Oral health: tooth brushing

Oral Health: Why You Should Routinely Brush and Floss Your Teeth

Oral Health

Although there is no shortage of dental treatments and procedures, your dental health normally comes down to the basics. As far as oral health goes, the fundamentals mean regular brushing and flossing at home. This is your first line of defense against tooth decay and gum disease. Together with your regular dental exam and cleaning appointments, a regular brushing and flossing routine dramatically lowers the odds that you will need any serious dental procedures down the road.

Prevent Tooth Decay

If you don’t brush and floss your teeth regularly, you are setting yourself up for problems. No matter how clean your mouth is, all of us have oral bacteria, most of which are completely harmless. Some of them, however, feed upon sugars that we consume. As they thrive and accumulate, oral bacteria creates plaque – a sticky film that adheres to teeth.

The problem with plaque is that it tilts the table in favor of the bad guys: in this case, oral bacteria. Plaque creates an acidic environment that damages the tooth enamel, giving entry to bacteria that can penetrate a tooth right down into the dental pulp. A worst-case scenario would be a dental abscess that requires a tooth extraction or root canal to save the tooth.

By simply brushing and flossing regularly at home, you can help prevent this kind of costly and unnecessary dental work.

Gum Disease Prevention

Another common problem, particularly among those who don’t regularly brush and floss, is periodontal disease, more commonly known as gum disease.
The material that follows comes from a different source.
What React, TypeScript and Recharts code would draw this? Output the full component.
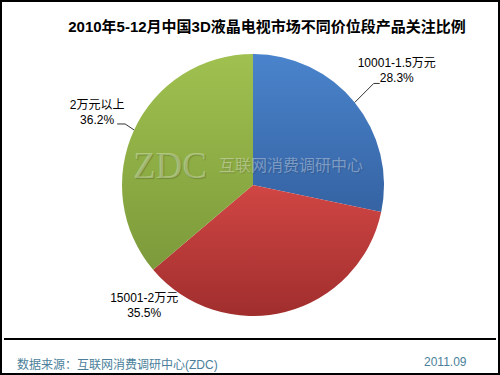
import { PieChart, Pie, Cell } from "recharts";

const segments = ["10001-1.5万元", "15001-2万元", "2万元以上"];
const shares = [28.3, 35.5, 36.2];

const sliceColors = [
  ["#4a84cc", "#3563a3"],
  ["#d04644", "#a02e2d"],
  ["#a0c150", "#7c9a3a"],
];

// text placement relative to the slice edge point (name line, value line)
const labelLayout = [
  { dx: 42, dy: -39, line: [[19, -19], [25, -19]] },
  { dx: -141, dy: -14, line: [] },
  { dx: -37, dy: -25, line: [[-9, -6], [-17, -6]] },
];

const data = segments.map((name, i) => ({ name, value: shares[i] }));

const RADIAN = Math.PI / 180;
const font = '"Liberation Sans", Arial, "Noto Sans CJK SC", sans-serif';

const renderLabel = (props: any) => {
  const { cx, cy, midAngle, outerRadius, index, value, name } = props;
  const ex = cx + outerRadius * Math.cos(-midAngle * RADIAN);
  const ey = cy + outerRadius * Math.sin(-midAngle * RADIAN);
  const lay = labelLayout[index];
  const pts = [[0, 0], ...lay.line];
  return (
    <g>
      {lay.line.length > 0 && (
        <polyline
          points={pts.map((p) => `${ex + p[0]},${ey + p[1]}`).join(" ")}
          fill="none"
          stroke="#333"
          strokeWidth={1}
        />
      )}
      <text
        x={ex + lay.dx}
        y={ey + lay.dy}
        textAnchor="middle"
        dominantBaseline="central"
        fontSize={12}
        fontFamily={font}
        fill="#000"
      >
        {name}
      </text>
      <text
        x={ex + lay.dx}
        y={ey + lay.dy + 15}
        textAnchor="middle"
        dominantBaseline="central"
        fontSize={12}
        fontFamily={font}
        fill="#000"
      >
        {`${value.toFixed(1)}%`}
      </text>
    </g>
  );
};

export default function App() {
  return (
    <div
      style={{
        position: "absolute",
        left: 0,
        top: 0,
        width: 500,
        height: 375,
        boxSizing: "border-box",
        border: "2px solid #000",
        background: "#fff",
        fontFamily: font,
      }}
    >
      <div
        style={{
          position: "absolute",
          left: 0,
          top: 13,
          width: 530,
          textAlign: "center",
          fontSize: 15,
          fontWeight: "bold",
          color: "#000",
          whiteSpace: "nowrap",
        }}
      >
        2010年5-12月中国3D液晶电视市场不同价位段产品关注比例
      </div>
      <div style={{ position: "absolute", left: -2, top: -2 }}>
        <PieChart width={500} height={375} margin={{ top: 0, right: 0, bottom: 0, left: 0 }}>
          <defs>
            {sliceColors.map((c, i) => (
              <linearGradient key={i} id={`sg${i}`} x1="0" y1="0" x2="0" y2="1">
                <stop offset="0%" stopColor={c[0]} />
                <stop offset="100%" stopColor={c[1]} />
              </linearGradient>
            ))}
          </defs>
          <Pie
            data={data}
            dataKey="value"
            nameKey="name"
            cx={253}
            cy={185}
            outerRadius={131}
            startAngle={90}
            endAngle={-270}
            stroke="none"
            label={renderLabel}
            labelLine={false}
            isAnimationActive={false}
          >
            {data.map((_, i) => (
              <Cell key={i} fill={`url(#sg${i})`} />
            ))}
          </Pie>
        </PieChart>
      </div>
      <div
        style={{
          position: "absolute",
          left: 131,
          top: 139,
          fontFamily: '"Liberation Serif", "Times New Roman", serif',
          fontSize: 37,
          color: "rgba(235,245,215,0.4)",
          textShadow: "1px 1px 1px rgba(0,0,0,0.18)",
          lineHeight: "50px",
        }}
      >
        ZDC
      </div>
      <div
        style={{
          position: "absolute",
          left: 217,
          top: 151,
          fontSize: 16,
          fontFamily: '"Noto Sans CJK SC", sans-serif',
          color: "rgba(255,255,255,0.35)",
          textShadow: "1px 1px 1px rgba(0,0,0,0.15)",
          lineHeight: "22px",
          whiteSpace: "nowrap",
        }}
      >
        互联网消费调研中心
      </div>
      <div
        style={{
          position: "absolute",
          left: 2,
          right: 2,
          top: 336,
          borderTop: "2px solid #000",
        }}
      />
      <div
        style={{
          position: "absolute",
          left: 15,
          top: 353,
          fontSize: 12,
          color: "#4b7f9b",
          whiteSpace: "nowrap",
        }}
      >
        数据来源：互联网消费调研中心(ZDC)
      </div>
      <div
        style={{
          position: "absolute",
          left: 422,
          top: 353,
          fontSize: 12,
          color: "#4b7f9b",
        }}
      >
        2011.09
      </div>
    </div>
  );
}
This is a chronic inflammatory infection of the gums that surround and support the teeth. If gum disease goes untreated, it can progress to the point that teeth begin loosening and falling out. 

There is also a connection between your oral health and your overall health. Recent research is building a case that oral bacteria can gain entry into the bloodstream and travel systemically throughout the body, damaging vital organs like the heart and contributing to heart disease. 

The best way to protect your oral health and prevent systemic problems is to keep up with your regular brushing and flossing routine at home.

Brushing and Flossing Tips

  • Consider adding a mouth rinse to your brushing and flossing routine for an additional layer of defense.
  • If you are away from home, at least rinse your mouth out with some water after meals and snacks. When you return home, resume your normal brushing and flossing routine.
  • Make a habit of buying a new toothbrush about every three months or so, or more often if you notice that its bristles are frayed.

Dental Exams and Cleanings 

If you regularly brush and floss your teeth, you may be leaving little left for your dentist and dental hygienist. However, it’s still important to keep up with those routine dental exam and cleaning appointments, as they work together with your cleaning efforts at home to help prevent tooth decay and gum disease.